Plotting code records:
==================================================

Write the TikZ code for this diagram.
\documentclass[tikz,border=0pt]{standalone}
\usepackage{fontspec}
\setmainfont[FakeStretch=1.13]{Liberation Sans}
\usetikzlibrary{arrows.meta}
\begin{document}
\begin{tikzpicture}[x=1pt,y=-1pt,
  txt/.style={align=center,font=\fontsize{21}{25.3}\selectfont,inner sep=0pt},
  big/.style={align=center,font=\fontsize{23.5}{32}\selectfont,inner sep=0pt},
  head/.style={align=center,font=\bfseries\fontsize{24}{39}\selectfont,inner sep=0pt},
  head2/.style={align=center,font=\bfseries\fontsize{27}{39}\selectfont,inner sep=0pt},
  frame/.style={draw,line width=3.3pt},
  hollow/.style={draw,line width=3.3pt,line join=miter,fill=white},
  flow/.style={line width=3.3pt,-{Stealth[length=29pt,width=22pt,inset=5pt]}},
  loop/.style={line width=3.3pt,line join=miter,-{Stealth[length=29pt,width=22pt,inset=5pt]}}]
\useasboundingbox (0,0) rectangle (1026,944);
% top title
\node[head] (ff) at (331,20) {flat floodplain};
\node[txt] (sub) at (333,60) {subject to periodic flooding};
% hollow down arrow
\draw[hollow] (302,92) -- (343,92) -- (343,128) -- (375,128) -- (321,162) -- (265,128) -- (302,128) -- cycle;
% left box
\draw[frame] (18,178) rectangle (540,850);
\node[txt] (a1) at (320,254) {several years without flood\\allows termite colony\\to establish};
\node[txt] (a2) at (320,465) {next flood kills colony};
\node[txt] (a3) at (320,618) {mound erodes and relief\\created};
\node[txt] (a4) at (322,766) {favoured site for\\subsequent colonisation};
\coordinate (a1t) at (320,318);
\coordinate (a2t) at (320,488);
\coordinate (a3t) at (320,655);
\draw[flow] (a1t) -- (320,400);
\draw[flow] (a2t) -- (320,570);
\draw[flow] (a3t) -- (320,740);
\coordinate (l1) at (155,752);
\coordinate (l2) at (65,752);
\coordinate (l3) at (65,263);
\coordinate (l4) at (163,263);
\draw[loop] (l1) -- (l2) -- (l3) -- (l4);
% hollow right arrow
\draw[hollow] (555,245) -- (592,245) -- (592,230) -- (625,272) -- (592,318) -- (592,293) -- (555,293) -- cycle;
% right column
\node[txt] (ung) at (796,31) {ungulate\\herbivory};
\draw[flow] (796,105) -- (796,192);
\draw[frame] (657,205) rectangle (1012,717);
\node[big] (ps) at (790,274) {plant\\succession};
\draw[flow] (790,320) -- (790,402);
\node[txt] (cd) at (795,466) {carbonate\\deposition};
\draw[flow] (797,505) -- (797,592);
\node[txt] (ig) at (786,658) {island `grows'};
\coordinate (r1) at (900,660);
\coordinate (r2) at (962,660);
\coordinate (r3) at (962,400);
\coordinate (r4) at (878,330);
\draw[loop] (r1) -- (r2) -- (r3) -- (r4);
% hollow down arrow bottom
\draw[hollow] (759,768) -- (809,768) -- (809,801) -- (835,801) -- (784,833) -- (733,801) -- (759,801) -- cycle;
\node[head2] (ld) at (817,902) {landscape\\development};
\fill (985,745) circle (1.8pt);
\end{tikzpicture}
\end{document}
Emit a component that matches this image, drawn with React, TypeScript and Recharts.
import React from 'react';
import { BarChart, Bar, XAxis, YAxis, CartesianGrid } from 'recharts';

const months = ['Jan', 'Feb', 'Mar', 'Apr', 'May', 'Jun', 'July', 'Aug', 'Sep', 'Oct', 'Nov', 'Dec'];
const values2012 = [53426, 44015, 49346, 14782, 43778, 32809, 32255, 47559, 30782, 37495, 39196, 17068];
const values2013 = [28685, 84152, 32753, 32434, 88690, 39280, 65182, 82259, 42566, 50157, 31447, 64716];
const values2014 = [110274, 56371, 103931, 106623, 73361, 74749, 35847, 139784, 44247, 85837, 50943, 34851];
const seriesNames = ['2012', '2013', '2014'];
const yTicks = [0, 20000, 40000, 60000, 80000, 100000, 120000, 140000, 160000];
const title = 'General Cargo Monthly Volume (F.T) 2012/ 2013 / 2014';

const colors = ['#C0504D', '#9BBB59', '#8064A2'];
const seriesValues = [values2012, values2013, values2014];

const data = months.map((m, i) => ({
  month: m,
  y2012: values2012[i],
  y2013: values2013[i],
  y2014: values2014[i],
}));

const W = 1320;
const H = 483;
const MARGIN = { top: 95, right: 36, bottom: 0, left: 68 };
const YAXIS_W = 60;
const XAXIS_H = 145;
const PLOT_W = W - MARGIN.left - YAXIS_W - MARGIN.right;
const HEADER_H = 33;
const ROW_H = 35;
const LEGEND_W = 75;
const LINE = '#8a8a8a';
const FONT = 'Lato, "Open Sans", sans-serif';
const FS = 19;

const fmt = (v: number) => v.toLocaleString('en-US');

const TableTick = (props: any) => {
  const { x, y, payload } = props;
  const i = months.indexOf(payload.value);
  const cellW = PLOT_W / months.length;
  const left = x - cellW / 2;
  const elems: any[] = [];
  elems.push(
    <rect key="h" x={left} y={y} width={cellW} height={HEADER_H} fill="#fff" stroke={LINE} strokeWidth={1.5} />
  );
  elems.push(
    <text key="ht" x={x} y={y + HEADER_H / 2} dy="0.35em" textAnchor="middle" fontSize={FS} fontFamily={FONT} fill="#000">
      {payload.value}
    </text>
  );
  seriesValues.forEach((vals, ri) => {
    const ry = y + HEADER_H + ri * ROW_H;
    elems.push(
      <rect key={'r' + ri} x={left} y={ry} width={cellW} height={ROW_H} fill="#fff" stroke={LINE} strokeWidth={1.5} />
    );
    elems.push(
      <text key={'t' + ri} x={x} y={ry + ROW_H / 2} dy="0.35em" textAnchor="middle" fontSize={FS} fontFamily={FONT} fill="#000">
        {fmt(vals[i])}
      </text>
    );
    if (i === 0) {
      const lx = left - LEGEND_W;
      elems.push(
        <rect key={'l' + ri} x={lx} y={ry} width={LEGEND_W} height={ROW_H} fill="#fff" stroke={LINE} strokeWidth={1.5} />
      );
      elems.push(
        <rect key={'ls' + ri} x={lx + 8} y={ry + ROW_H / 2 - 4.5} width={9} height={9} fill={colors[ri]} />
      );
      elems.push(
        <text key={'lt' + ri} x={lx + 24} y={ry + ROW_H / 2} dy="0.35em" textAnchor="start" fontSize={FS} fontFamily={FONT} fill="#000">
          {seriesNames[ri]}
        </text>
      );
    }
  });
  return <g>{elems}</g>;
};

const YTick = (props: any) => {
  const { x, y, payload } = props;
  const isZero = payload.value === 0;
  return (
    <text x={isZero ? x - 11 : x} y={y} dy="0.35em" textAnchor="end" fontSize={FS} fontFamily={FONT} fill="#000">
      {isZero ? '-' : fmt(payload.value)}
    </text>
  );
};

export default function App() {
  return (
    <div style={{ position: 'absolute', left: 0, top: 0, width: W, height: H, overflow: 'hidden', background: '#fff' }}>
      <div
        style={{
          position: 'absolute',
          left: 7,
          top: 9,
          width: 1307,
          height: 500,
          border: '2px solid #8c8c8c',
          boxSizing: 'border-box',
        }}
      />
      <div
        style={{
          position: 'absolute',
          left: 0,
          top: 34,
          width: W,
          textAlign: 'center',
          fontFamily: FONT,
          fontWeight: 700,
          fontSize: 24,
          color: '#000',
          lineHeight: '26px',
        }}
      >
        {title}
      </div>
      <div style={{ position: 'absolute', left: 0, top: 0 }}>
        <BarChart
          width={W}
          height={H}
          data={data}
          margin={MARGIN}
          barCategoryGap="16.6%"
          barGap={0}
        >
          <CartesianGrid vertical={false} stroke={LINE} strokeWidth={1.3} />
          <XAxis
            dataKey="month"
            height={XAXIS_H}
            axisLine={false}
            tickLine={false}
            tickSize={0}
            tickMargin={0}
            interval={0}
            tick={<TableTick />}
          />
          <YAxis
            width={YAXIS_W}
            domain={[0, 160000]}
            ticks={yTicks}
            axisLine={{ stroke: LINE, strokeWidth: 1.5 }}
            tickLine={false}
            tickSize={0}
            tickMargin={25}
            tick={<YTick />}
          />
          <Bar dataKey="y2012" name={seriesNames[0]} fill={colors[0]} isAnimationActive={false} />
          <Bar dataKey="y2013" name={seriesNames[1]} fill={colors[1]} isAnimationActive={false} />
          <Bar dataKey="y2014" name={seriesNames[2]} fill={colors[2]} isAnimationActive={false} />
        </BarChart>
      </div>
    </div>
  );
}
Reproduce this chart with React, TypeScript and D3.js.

==================================================

*THE EXERCISE*. Quote exactly the lines running from the line with "Emit a component" through the line with "XAxis, YAxis, CartesianGrid", both ends included, and nothing more.

*RESULT FOR THIS TASK*.
Emit a component that matches this image, drawn with React, TypeScript and Recharts.
import React from 'react';
import { BarChart, Bar, XAxis, YAxis, CartesianGrid } from 'recharts';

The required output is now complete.